Prepaid cards can come with a wide variety of fees including balance inquires, customer service calls, monthly maintenance, reloading funds, transaction fees and over-the-limit fees. Basically, if you check your balance, add more money, purchase items or go over the amount loaded on the card, you can have an additional fee deducted from the card. While this seems counter intuitive, these fees make prepaid cards a very profitable product for financial institution. Fees range from $2.50 for an ATM withdrawal to $14.95 for a monthly maintenance fee. In 2011 consumers loaded $70.7 billion dollars on to prepaid cards. This amount is expected to top $120 billion in 2012 according to the Mercator Advisory Group.
Prepaid cards can be a useful financial management tool because it is not necessary to have a bank account or undergo a credit check to utilize the card. Most cards are Federal Deposit Insurance Corporation (FDIC) insured up to $250,000 just like a bank account. Carrying a card is much safer and convenient that carrying cash. Unlike gift cards that you often throw away when they are depleted, prepaid cards can be “reloaded” (add more money) as often as necessary. There is no credit extended with prepaid cards, you spend up to the amount that has been loaded on the card. Loading methods vary but may include cash; at participating businesses or third party services such as Pay Pal, wire transfer or direct deposit. Most cards will allow the card holder to monitor the card balance, set up text or email alerts, schedule balance transfer or pay bills on line for free.
It is important to note that by next year, people who collect Social Security or other government benefits will receive payments either by direct deposit or prepaid cards as checks will no longer be issued. The Consumer Financial Protection Bureau (CFPB), which is charged with protecting consumers from deceptive practices, is expected to examine the prepaid market, particularly those carrying government benefits.

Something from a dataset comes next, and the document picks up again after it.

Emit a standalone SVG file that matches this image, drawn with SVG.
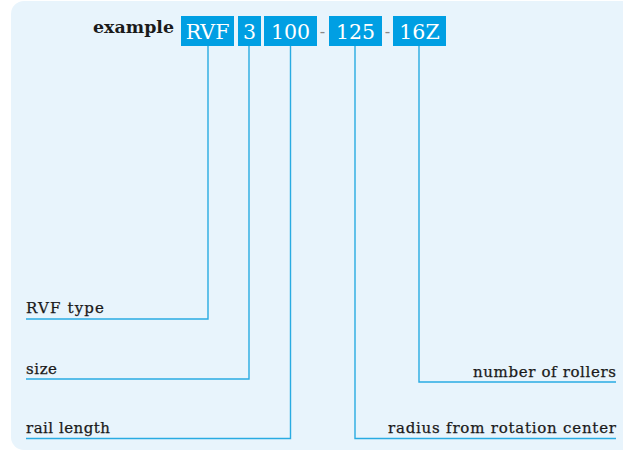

Michigan State University Extension financial management educators agree that a prepaid card can be a very useful financial tool. The best way to make sure a prepaid card works for you is to compare cards carefully before purchasing. Make sure that you check all of the options. Consumer Action conducted a Prepaid Card Survey that examined 28 cards form 11 issuers. Understand all of the fees and decide how and where you will use a prepaid card to keep these fees to a minimum.